→ **STATED PROBLEM**: Leaving out every picture, retype the lines below from the top through the one that contains "import * as".

####

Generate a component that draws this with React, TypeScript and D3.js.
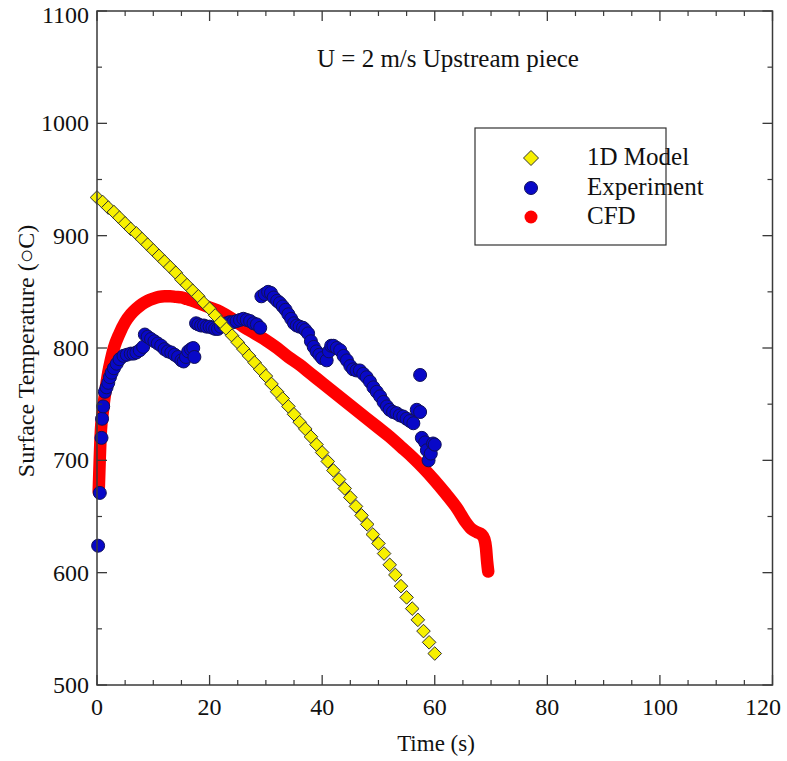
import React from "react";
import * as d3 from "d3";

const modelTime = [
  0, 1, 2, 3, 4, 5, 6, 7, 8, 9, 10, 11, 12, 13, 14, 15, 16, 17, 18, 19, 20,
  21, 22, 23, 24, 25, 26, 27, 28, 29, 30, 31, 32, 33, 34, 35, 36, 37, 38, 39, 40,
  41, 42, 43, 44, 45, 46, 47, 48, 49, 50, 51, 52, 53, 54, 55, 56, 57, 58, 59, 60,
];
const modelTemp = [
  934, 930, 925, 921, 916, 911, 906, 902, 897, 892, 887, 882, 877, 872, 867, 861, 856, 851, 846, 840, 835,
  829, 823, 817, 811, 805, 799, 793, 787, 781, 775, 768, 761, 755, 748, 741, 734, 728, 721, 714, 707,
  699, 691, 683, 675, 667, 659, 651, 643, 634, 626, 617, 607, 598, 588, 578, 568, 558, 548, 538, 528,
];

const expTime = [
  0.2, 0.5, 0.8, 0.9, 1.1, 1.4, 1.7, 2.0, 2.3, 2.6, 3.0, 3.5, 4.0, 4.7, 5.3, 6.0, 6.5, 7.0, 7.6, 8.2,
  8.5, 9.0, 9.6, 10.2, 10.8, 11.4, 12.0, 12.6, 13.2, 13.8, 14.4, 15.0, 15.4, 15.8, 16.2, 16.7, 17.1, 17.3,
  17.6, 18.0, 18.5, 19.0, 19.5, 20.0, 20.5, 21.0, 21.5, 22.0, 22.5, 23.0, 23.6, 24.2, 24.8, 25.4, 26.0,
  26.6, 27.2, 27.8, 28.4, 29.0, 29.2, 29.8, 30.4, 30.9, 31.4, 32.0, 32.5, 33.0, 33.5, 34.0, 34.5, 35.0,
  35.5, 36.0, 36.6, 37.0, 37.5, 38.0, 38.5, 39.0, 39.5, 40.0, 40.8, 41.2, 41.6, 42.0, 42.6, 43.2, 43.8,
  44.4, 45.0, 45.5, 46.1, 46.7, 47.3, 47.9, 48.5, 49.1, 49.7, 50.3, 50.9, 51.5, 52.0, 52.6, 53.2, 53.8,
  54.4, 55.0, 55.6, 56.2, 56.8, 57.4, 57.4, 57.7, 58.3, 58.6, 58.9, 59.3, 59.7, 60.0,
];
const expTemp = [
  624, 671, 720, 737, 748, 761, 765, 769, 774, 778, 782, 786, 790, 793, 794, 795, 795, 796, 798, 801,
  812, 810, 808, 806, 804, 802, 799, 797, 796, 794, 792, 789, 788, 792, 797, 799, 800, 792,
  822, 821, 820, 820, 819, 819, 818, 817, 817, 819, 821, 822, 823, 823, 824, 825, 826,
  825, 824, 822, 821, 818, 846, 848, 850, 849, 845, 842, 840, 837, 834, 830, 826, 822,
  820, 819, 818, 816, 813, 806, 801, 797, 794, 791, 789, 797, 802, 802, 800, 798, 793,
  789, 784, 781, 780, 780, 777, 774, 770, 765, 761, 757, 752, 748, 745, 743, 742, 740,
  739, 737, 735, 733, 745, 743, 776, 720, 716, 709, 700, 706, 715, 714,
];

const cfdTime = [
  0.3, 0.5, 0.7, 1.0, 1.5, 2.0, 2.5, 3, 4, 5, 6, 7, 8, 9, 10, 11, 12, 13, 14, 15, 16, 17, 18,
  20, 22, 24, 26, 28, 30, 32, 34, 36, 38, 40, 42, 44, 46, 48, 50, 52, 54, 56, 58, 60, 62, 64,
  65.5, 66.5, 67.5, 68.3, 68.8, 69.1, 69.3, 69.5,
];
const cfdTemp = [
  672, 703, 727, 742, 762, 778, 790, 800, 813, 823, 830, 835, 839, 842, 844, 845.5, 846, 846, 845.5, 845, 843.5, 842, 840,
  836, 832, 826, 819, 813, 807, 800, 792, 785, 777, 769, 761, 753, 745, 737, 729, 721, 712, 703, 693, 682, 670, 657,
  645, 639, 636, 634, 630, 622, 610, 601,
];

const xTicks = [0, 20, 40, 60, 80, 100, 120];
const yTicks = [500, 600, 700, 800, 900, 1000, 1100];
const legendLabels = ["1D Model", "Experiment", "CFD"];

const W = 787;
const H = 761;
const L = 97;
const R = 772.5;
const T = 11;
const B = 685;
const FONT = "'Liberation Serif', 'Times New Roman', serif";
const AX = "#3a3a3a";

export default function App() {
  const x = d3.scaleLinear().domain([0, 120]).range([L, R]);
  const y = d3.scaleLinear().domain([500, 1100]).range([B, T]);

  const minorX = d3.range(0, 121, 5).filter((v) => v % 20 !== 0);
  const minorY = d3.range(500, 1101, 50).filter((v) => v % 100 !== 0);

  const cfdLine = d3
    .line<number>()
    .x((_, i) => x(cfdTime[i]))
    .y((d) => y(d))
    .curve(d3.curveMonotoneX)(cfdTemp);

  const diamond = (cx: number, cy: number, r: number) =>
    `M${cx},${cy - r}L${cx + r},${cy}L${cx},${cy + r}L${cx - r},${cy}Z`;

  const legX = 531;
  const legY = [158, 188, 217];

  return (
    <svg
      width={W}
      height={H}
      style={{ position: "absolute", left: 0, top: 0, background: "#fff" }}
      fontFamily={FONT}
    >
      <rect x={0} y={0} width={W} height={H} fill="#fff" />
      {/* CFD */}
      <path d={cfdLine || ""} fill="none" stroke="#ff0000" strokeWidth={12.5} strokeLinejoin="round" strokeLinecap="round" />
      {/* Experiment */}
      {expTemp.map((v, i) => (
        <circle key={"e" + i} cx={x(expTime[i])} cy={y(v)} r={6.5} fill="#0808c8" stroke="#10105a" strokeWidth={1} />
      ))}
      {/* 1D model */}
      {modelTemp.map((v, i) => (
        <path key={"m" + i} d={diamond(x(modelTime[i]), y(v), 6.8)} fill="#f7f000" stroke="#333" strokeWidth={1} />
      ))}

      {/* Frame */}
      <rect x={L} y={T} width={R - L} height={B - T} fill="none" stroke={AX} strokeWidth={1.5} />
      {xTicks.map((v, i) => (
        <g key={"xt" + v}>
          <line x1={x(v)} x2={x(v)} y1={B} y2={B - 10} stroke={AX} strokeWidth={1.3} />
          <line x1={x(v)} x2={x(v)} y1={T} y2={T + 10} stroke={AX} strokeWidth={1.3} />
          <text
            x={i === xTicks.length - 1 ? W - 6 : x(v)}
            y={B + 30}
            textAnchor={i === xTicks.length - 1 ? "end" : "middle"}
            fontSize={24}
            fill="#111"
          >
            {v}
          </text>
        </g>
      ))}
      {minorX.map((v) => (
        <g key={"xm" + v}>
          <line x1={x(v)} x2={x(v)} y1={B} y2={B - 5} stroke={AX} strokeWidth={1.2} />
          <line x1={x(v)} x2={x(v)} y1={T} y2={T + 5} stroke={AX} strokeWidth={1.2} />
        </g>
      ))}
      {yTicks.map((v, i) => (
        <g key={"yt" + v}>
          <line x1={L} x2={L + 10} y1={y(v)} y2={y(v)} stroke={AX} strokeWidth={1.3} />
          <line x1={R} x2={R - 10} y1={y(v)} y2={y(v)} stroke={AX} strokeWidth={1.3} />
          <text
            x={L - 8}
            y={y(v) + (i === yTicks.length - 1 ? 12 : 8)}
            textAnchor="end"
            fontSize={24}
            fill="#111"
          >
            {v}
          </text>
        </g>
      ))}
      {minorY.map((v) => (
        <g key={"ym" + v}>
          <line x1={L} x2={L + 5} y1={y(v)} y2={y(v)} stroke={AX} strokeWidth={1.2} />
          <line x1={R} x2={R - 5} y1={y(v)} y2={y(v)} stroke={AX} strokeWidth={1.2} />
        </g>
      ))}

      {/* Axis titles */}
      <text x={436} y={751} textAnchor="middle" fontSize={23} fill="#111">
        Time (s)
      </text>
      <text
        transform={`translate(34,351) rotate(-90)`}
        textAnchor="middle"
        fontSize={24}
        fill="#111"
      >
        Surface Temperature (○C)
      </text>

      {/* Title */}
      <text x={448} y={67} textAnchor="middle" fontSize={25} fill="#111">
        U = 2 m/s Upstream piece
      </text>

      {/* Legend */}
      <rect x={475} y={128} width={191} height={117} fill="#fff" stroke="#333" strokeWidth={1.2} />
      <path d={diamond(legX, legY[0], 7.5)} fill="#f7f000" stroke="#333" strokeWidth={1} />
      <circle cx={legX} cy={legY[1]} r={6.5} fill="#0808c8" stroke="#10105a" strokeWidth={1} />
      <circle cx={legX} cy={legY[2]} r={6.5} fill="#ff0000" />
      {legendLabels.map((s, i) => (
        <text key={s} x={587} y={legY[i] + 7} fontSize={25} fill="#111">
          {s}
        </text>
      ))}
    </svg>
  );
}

####

→ **THE ANSWER**:
Generate a component that draws this with React, TypeScript and D3.js.
import React from "react";
import * as d3 from "d3";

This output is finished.